Wednesday, 4/17/13 - Baby and I bring breakfast to our nut-free co-op preschool to eat instead of whatever gluten-y and possibly artificial ingredient-y snacks brought by snack parent. Plus we don't usually have time to eat first...
Breakfast for Mama
Organic purple broccoli, mini tomatoes, sweet peppers; GF Udi's bagel w/organic cream cheese, organic hummus, GF pretzel sticks, Chobani Bite yogurt (pictured above) |
I'm not a fan of peppers, but I can eat mini sweet peppers without gagging, so I get them periodically to see if my kids will eat them. Nope. So I'm stuck with them. I prefer them with Ranch dressing, but hummus will do. The gluten-free Snyder's Pretzel Sticks are my "reward." I don't like hummus much either...

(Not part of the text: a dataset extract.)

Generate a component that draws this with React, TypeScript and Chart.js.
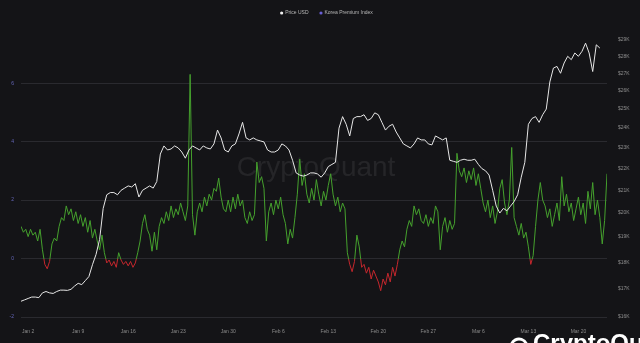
import React, { useEffect, useRef } from "react";
import { Chart, registerables } from "chart.js";

Chart.register(...registerables);

// Price USD, in thousands, every 12 hours starting Jan 1 2023 00:00
const PRICE_USD_K: number[] = [
  16.55, 16.6, 16.65, 16.7, 16.7, 16.68, 16.85, 16.9, 16.85, 16.83,
  16.9, 16.95, 16.95, 16.94, 16.98, 17.1, 17.2, 17.15, 17.3, 17.45,
  17.9, 18.3, 18.9, 20.2, 20.8, 20.9, 20.9, 20.8, 21.0, 21.1,
  21.2, 21.15, 21.3, 20.7, 21.0, 21.1, 21.2, 21.1, 21.4, 22.7,
  23.1, 22.9, 22.95, 23.1, 23.0, 22.8, 22.5, 22.9, 23.1, 23.0,
  22.9, 23.1, 23.0, 22.95, 23.2, 23.9, 23.5, 22.9, 22.8, 23.1,
  23.2, 23.7, 24.3, 23.5, 23.4, 23.5, 23.4, 23.35, 23.3, 22.9,
  22.8, 22.8, 22.9, 23.2, 23.1, 22.9, 22.4, 21.8, 21.7, 21.65,
  21.7, 21.8, 21.8, 21.75, 21.6, 21.8, 22.1, 22.2, 22.3, 24.0,
  24.6, 24.2, 23.6, 24.5, 24.6, 24.6, 24.7, 24.4, 24.5, 24.8,
  24.7, 24.3, 23.9, 24.1, 24.2, 23.8, 23.5, 23.2, 23.1, 23.0,
  23.2, 23.5, 23.4, 23.4, 23.2, 23.15, 23.6, 23.5, 23.4, 23.5,
  22.4, 22.35, 22.3, 22.4, 22.45, 22.4, 22.4, 22.45, 22.2, 22.0,
  21.9, 21.7, 21.0, 20.3, 20.0, 20.2, 20.1, 20.3, 20.5, 20.8,
  21.6, 22.3, 24.2, 24.5, 24.6, 24.3, 24.7, 25.0, 26.5, 27.3,
  27.4, 27.0, 27.6, 28.0, 27.8, 28.2, 28.0, 28.3, 28.8, 28.2,
  27.1, 28.7, 28.5,
];

// Korea Premium Index, every 8 hours starting Jan 1 2023 00:00
const KOREA_PREMIUM: number[] = [
  1.1, 0.9, 1.0, 0.75, 1.0, 0.8, 0.9, 0.6, 1.0, 0.3, -0.2, -0.35,
  -0.1, 0.5, 0.7, 0.6, 1.1, 1.4, 1.3, 1.8, 1.5, 1.7, 1.3, 1.6,
  1.2, 1.5, 1.1, 1.4, 0.9, 1.3, 0.7, 1.0, 0.6, 0.3, 0.8, 0.2,
  -0.15, -0.05, -0.25, -0.1, -0.3, 0.2, -0.05, -0.2, -0.1, -0.25, -0.1, -0.3,
  -0.15, 0.2, 0.6, 1.2, 1.5, 1.0, 0.8, 0.25, 0.9, 0.3, 1.1, 1.4,
  1.2, 1.6, 1.3, 1.8, 1.4, 1.7, 1.5, 1.9, 1.6, 1.3, 1.8, 6.3,
  1.5, 0.8, 1.6, 1.9, 1.6, 2.1, 1.8, 2.2, 2.0, 2.4, 2.3, 2.75,
  2.1, 1.7, 1.6, 2.0, 1.6, 2.1, 1.7, 2.2, 1.8, 2.0, 1.4, 1.2,
  1.6, 1.3, 1.5, 3.3, 2.6, 2.8, 2.4, 0.6, 1.6, 1.9, 1.5, 2.0,
  1.7, 2.1, 1.5, 1.2, 0.5, 1.0, 0.7, 1.4, 2.2, 3.4, 2.5, 2.9,
  2.2, 1.9, 2.4, 2.0, 2.7, 2.2, 1.8, 2.3, 2.0, 2.5, 2.9, 2.2,
  1.8, 2.1, 1.6, 1.9, 1.7, 0.2, -0.2, -0.45, -0.1, 0.8, 0.4, -0.3,
  -0.2, -0.5, -0.3, -0.7, -0.4, -0.6, -0.8, -1.1, -0.7, -0.9, -0.5, -0.8,
  -0.3, -0.6, -0.2, 0.3, 0.6, 0.4, 1.0, 1.3, 1.1, 1.8, 1.5, 1.7,
  1.3, 1.2, 1.5, 1.1, 1.4, 1.2, 1.8, 1.6, 0.3, 1.1, 1.4, 0.9,
  1.3, 1.0, 1.2, 3.6, 3.0, 2.8, 3.1, 2.6, 3.0, 2.7, 3.1, 2.5,
  2.9, 2.4, 1.9, 1.6, 2.0, 1.4, 1.8, 1.2, 1.6, 2.4, 2.7, 1.9,
  1.5, 2.0, 3.8, 1.4, 1.1, 0.8, 1.2, 0.7, 0.9, 0.4, -0.2, 0.1,
  1.1, 2.0, 2.6, 2.0, 1.8, 1.4, 1.7, 1.1, 1.5, 1.9, 1.3, 2.8,
  1.8, 2.2, 1.6, 1.9, 1.3, 1.7, 2.1, 1.5, 1.9, 1.2, 2.3, 1.7,
  2.6, 1.5, 2.0, 1.4, 0.5, 1.3, 2.9,
];

const X_TICK_LABELS = ["Jan 2", "Jan 9", "Jan 16", "Jan 23", "Jan 30", "Feb 6", "Feb 13", "Feb 20", "Feb 27", "Mar 6", "Mar 13", "Mar 20"];
const LEFT_TICKS = [-2, 0, 2, 4, 6];
const RIGHT_TICKS_K = [16, 17, 18, 19, 20, 21, 22, 23, 24, 25, 26, 27, 28, 29];

const GREEN = "#44a02c";
const RED = "#c4262c";
const BG = "#141417";

export default function App() {
  const ref = useRef<HTMLCanvasElement | null>(null);

  useEffect(() => {
    if (!ref.current) return;
    const priceData = PRICE_USD_K.map((v, i) => ({ x: i * 0.5, y: v * 1000 }));
    const premData = KOREA_PREMIUM.map((v, i) => ({ x: i / 3, y: v }));

    const bgPlugin = {
      id: "bg",
      beforeDraw(chart: any) {
        const c = chart.ctx;
        c.save();
        c.fillStyle = BG;
        c.fillRect(0, 0, chart.width, chart.height);
        c.restore();
      },
      beforeDatasetsDraw(chart: any) {
        const c = chart.ctx;
        const a = chart.chartArea;
        c.save();
        c.fillStyle = "rgba(255,255,255,0.075)";
        c.font = "28px 'Liberation Sans', Arial, sans-serif";
        c.textAlign = "center";
        c.textBaseline = "middle";
        c.fillText("CryptoQuant", (a.left + a.right) / 2 + 2, 168);
        c.restore();
      },
      afterDraw(chart: any) {
        const c = chart.ctx;
        c.save();
        // legend
        c.font = "5px 'Liberation Sans', Arial, sans-serif";
        c.textBaseline = "middle";
        const items = [
          { label: "Price USD", color: "#f0f0f0" },
          { label: "Korea Premium Index", color: "#6a5fd6" },
        ];
        const widths = items.map((it) => 6 + c.measureText(it.label).width);
        const gap = 10;
        const total = widths.reduce((s, w) => s + w, 0) + gap;
        let x = 327 - total / 2;
        items.forEach((it, i) => {
          c.fillStyle = it.color;
          c.beginPath();
          c.arc(x + 1.5, 13, 1.6, 0, Math.PI * 2);
          c.fill();
          c.fillStyle = "#b8b8b8";
          c.fillText(it.label, x + 5, 13);
          x += widths[i] + gap;
        });
        // bottom-right logo
        c.fillStyle = "#ffffff";
        c.strokeStyle = "#ffffff";
        c.lineWidth = 3;
        c.beginPath();
        c.arc(519, 347, 8, Math.PI * 1.1, Math.PI * 1.9);
        c.stroke();
        c.font = "bold 24px 'Liberation Sans', Arial, sans-serif";
        c.textBaseline = "alphabetic";
        c.textAlign = "left";
        c.fillText("CryptoQuant", 533, 351);
        c.restore();
      },
    };

    const tickFont = { size: 5, family: "'Liberation Sans', Arial, sans-serif" };

    const chart = new Chart(ref.current, {
      type: "line",
      data: {
        datasets: [
          {
            label: "Price USD",
            data: priceData,
            yAxisID: "y1",
            borderColor: "#e6e6e6",
            borderWidth: 1,
            pointRadius: 0,
            tension: 0,
            order: 1,
          },
          {
            label: "Korea Premium Index",
            data: premData,
            yAxisID: "y",
            borderWidth: 1,
            pointRadius: 0,
            tension: 0,
            order: 2,
            borderColor: (ctx: any) => {
              const ch = ctx.chart;
              const area = ch.chartArea;
              if (!area || !ch.scales.y) return GREEN;
              const y0 = ch.scales.y.getPixelForValue(0);
              const g = ch.ctx.createLinearGradient(0, area.top, 0, area.bottom);
              const t = Math.min(1, Math.max(0, (y0 - area.top) / (area.bottom - area.top)));
              g.addColorStop(0, GREEN);
              g.addColorStop(t, GREEN);
              g.addColorStop(t, RED);
              g.addColorStop(1, RED);
              return g;
            },
          },
        ],
      },
      options: {
        responsive: false,
        animation: false,
        layout: { padding: { top: 32, left: 0, right: 0, bottom: 0 } },
        plugins: {
          legend: { display: false },
          tooltip: { enabled: false },
        },
        scales: {
          x: {
            type: "linear",
            min: 0,
            max: 82,
            grid: { display: false },
            border: { display: false },
            afterBuildTicks: (s: any) => {
              s.ticks = X_TICK_LABELS.map((_, i) => ({ value: 1 + i * 7 }));
            },
            afterFit: (s: any) => {
              s.height = 26;
            },
            ticks: {
              color: "#8c8c8c",
              font: tickFont,
              padding: 4,
              maxRotation: 0,
              autoSkip: false,
              callback: (v: any) => {
                const idx = Math.round((Number(v) - 1) / 7);
                return X_TICK_LABELS[idx] ?? "";
              },
            },
          },
          y: {
            type: "linear",
            position: "left",
            min: -2,
            max: 7.75,
            afterBuildTicks: (s: any) => {
              s.ticks = LEFT_TICKS.map((v) => ({ value: v }));
            },
            afterFit: (s: any) => {
              s.width = 21;
            },
            grid: { color: "#2a2a2f", lineWidth: 1, drawTicks: false },
            border: { display: false },
            ticks: { color: "#6466b8", font: tickFont, padding: 7 },
          },
          y1: {
            type: "logarithmic",
            position: "right",
            min: 16000,
            max: 29500,
            afterBuildTicks: (s: any) => {
              s.ticks = RIGHT_TICKS_K.map((v) => ({ value: v * 1000 }));
            },
            afterFit: (s: any) => {
              s.width = 33;
            },
            grid: { display: false, drawTicks: false },
            border: { display: false },
            ticks: {
              color: "#8c8c8c",
              font: tickFont,
              padding: 11,
              callback: (v: any) => "$" + Math.round(Number(v) / 1000) + "K",
            },
          },
        },
      },
      plugins: [bgPlugin],
    } as any);

    return () => chart.destroy();
  }, []);

  return (
    <div style={{ position: "fixed", left: 0, top: 0, width: 640, height: 343, background: BG, overflow: "hidden" }}>
      <canvas ref={ref} width={640} height={343} style={{ display: "block" }} />
    </div>
  );
}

And a Chobani Bite Coffee with Chocolate Chunk. Because, darn it, I'm worth it! (Plus it's only 100 calories and made of delicious.)
Breakfast for Baby
Organic raspberries and apples, uncured ham, GF Snikiddy Ketchup "Fries;" organic tomatoes, purple broccoli, and snap peas, organic white/brown rice and quinoa mix w/shredded cheese, Chobani Champions yogurt tube (top photo) |
The small bamboo spoon (mine came from Pampered Chef) was for her grains and cheese mix. Gluten-free store-bought foods tend to either taste like cardboard, have little-to-no fiber, and/or are mostly white rice and starches to make them yummy. So I shore up our whole grains with a rice and quinoa mix I cook in large batches once a week. (It is 1:1:2 ratio of white rice, brown rice, and quinoa (white, red, or multicolored, whatever I feel like at the time,) before being cooked. I bought organic white rice on accident, so I'm slowly using it up.) The girls love it with melted cheese, so I was hoping that Baby would eat it, even though it was cold. She is inconsistent about eating cold cooked foods.
I also included some mini butterfly cutter ham (and possibly turkey... can't tell) leftover from our butterfly lunches earlier that week.